_WORK INSTRUCTIONS_
Output the line that holds "What matplotlib code", the line that holds "from matplotlib.ticker import", and every line between them, exactly, but none of the pictures.
--- START ---
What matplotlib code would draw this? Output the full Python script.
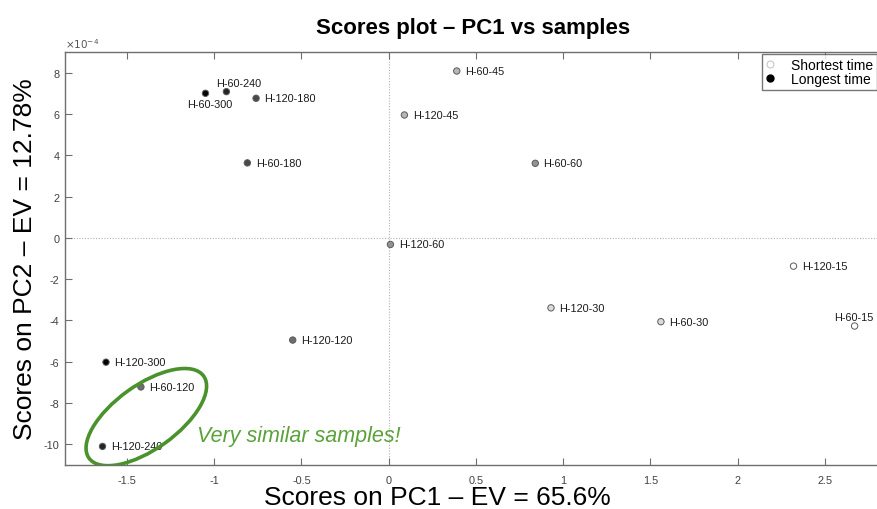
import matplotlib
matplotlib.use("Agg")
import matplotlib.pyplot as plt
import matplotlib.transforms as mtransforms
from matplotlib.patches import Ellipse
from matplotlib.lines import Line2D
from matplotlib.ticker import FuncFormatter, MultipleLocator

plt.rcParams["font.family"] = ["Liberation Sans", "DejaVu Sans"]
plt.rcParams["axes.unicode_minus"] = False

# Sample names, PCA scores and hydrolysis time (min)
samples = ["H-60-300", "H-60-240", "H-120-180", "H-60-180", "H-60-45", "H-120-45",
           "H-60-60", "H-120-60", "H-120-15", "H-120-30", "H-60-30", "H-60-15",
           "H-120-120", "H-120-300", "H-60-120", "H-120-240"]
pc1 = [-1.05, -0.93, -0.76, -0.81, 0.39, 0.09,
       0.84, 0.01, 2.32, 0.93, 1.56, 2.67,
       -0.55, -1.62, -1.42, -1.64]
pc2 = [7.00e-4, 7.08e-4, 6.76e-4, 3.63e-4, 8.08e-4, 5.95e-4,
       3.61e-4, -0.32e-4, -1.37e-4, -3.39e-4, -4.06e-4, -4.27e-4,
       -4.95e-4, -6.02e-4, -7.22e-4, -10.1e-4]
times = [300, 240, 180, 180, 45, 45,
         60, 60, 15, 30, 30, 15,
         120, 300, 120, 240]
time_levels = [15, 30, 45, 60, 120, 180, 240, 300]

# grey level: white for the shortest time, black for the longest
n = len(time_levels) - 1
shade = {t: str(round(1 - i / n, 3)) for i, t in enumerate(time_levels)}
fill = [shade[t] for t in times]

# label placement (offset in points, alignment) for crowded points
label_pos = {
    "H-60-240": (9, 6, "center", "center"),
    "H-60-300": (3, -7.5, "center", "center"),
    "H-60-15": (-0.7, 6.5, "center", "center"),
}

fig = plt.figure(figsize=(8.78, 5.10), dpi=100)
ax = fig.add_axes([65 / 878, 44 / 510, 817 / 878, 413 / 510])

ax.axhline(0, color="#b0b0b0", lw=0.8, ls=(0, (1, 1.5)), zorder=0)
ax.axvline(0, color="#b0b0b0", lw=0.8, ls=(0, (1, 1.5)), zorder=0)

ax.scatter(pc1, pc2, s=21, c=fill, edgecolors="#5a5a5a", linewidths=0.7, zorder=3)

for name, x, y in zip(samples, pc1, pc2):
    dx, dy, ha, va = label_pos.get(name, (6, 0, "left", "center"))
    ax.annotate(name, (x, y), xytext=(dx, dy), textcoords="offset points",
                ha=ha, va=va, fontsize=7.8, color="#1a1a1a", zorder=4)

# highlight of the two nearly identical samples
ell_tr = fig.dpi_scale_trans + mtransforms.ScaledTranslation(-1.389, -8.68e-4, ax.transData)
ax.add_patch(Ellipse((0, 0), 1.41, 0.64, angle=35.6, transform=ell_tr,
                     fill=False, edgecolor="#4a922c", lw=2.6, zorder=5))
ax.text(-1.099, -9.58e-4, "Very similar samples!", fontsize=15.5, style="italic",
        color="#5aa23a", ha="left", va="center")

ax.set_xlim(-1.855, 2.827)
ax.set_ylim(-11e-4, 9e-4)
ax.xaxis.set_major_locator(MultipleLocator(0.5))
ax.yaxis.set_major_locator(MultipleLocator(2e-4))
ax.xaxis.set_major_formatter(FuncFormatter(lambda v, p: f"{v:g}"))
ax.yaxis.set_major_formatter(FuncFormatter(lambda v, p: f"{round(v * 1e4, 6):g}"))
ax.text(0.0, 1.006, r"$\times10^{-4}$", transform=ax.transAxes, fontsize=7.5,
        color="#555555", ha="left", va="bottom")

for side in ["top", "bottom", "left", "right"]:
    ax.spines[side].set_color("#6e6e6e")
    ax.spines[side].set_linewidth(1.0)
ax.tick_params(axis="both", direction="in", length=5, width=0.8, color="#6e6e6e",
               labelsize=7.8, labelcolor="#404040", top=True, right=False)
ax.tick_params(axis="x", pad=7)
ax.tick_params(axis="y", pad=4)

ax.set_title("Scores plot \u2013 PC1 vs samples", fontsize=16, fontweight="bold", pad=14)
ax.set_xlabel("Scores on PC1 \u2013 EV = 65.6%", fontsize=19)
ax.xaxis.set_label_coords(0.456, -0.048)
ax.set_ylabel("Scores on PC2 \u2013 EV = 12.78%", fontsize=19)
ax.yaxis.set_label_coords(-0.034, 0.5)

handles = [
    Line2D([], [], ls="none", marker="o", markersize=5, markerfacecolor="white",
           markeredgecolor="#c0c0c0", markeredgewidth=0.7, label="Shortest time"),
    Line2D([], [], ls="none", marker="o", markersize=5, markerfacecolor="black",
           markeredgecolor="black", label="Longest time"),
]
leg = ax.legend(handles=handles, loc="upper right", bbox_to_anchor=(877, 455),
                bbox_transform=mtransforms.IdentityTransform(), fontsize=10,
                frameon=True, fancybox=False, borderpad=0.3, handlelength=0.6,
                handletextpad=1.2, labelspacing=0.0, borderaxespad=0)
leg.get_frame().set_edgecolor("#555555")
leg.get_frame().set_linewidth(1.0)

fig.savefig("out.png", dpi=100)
--- END ---
--- START ---
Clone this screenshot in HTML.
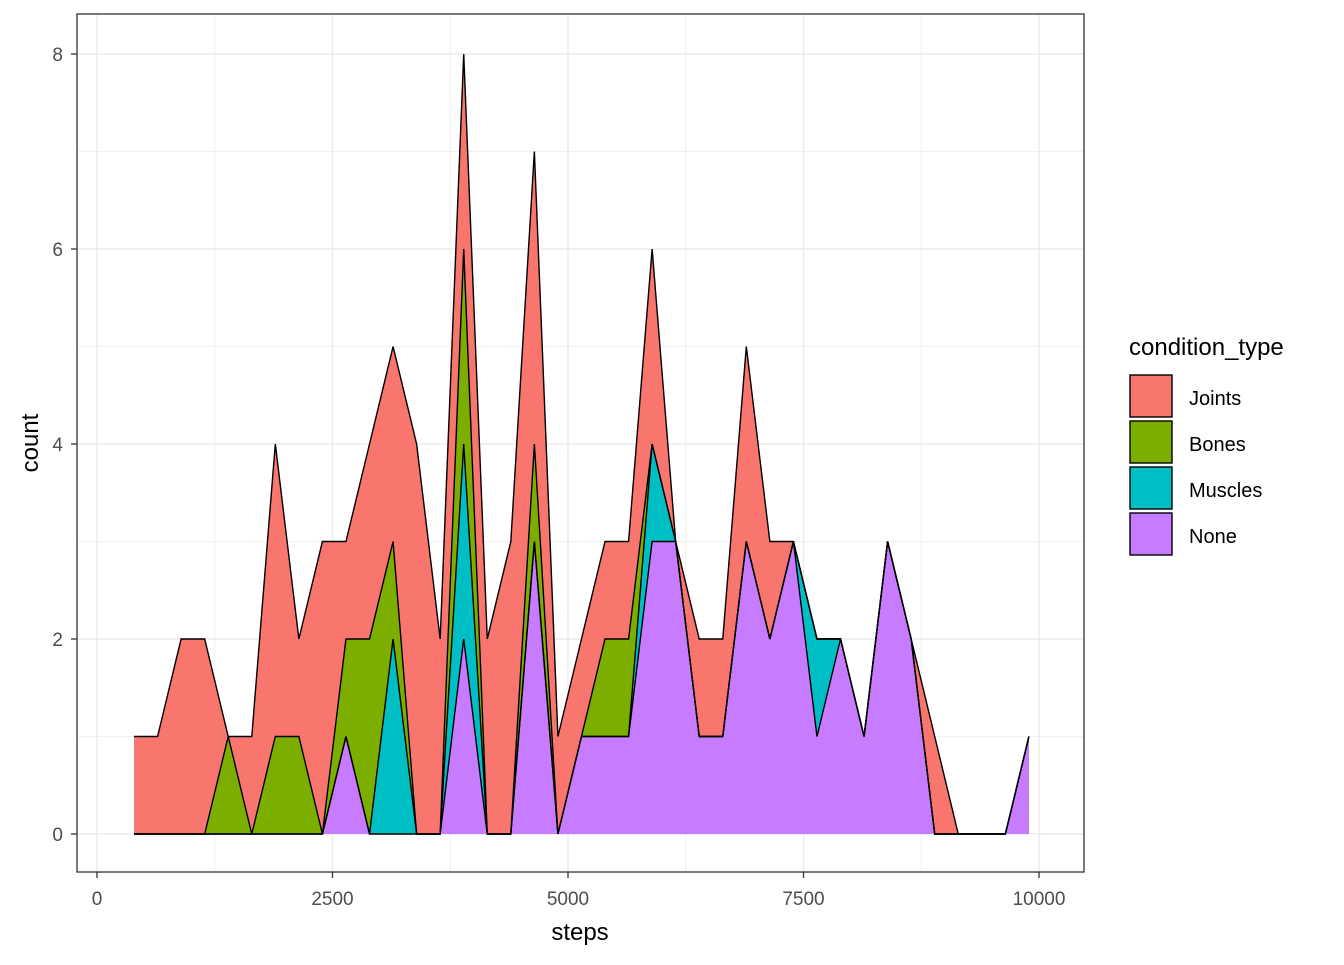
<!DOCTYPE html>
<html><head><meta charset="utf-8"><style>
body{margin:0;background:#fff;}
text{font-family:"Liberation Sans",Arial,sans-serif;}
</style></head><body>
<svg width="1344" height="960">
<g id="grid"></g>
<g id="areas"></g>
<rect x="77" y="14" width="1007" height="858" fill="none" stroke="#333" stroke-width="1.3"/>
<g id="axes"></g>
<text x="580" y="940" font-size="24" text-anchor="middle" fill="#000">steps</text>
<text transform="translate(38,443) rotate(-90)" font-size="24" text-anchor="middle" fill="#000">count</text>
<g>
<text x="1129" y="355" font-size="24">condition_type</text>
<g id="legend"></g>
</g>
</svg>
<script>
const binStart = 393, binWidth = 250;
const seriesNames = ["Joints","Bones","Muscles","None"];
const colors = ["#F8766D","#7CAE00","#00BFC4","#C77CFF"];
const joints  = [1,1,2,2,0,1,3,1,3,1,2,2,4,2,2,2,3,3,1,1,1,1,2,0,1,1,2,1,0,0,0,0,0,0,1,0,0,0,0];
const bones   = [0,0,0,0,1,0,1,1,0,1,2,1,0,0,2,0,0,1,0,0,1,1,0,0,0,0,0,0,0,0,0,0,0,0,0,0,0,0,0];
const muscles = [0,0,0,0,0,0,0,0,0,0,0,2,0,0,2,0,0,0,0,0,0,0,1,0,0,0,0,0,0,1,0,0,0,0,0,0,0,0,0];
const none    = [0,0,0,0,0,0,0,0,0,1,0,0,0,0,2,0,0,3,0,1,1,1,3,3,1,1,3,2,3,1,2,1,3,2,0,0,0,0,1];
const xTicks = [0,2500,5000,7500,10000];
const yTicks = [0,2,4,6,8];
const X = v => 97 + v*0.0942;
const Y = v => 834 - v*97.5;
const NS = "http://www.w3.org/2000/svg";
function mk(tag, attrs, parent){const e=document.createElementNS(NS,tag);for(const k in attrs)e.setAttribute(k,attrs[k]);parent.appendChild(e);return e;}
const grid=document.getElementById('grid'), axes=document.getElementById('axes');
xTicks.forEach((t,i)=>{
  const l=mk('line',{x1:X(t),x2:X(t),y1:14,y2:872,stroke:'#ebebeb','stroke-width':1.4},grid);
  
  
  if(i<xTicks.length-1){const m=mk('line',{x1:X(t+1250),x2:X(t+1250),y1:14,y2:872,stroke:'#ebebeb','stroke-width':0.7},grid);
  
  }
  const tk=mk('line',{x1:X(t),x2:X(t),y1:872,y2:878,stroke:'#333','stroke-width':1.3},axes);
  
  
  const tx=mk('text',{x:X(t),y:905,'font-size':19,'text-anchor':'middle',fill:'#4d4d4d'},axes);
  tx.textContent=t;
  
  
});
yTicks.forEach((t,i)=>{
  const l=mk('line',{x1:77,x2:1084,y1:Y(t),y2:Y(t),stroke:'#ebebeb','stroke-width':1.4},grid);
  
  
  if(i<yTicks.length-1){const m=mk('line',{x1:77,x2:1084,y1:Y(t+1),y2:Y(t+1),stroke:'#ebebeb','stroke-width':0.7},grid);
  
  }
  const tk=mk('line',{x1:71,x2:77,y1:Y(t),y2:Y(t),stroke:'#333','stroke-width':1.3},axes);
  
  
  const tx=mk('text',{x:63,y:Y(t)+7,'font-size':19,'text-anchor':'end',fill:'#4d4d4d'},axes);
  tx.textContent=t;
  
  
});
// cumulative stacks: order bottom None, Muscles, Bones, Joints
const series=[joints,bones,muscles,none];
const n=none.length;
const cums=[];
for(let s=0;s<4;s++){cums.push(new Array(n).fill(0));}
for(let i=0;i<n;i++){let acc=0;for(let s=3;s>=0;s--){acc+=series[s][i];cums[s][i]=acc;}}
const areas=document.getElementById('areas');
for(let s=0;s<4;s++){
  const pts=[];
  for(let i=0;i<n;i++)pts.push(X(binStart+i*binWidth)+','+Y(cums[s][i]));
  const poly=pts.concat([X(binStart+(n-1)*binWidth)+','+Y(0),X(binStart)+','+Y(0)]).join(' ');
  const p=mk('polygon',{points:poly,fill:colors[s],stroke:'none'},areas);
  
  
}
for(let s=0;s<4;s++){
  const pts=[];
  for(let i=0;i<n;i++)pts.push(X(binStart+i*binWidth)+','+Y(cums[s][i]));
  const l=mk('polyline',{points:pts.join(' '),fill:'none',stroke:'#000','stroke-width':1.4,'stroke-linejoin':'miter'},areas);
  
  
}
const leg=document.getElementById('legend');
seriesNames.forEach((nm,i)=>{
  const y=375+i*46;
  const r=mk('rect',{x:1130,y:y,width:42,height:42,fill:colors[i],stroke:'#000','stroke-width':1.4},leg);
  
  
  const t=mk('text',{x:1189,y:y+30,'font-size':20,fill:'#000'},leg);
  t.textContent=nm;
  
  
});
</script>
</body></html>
--- END ---
_FINAL RESULT_
What matplotlib code would draw this? Output the full Python script.
import matplotlib
matplotlib.use("Agg")
import matplotlib.pyplot as plt
import matplotlib.transforms as mtransforms
from matplotlib.patches import Ellipse
from matplotlib.lines import Line2D
from matplotlib.ticker import FuncFormatter, MultipleLocator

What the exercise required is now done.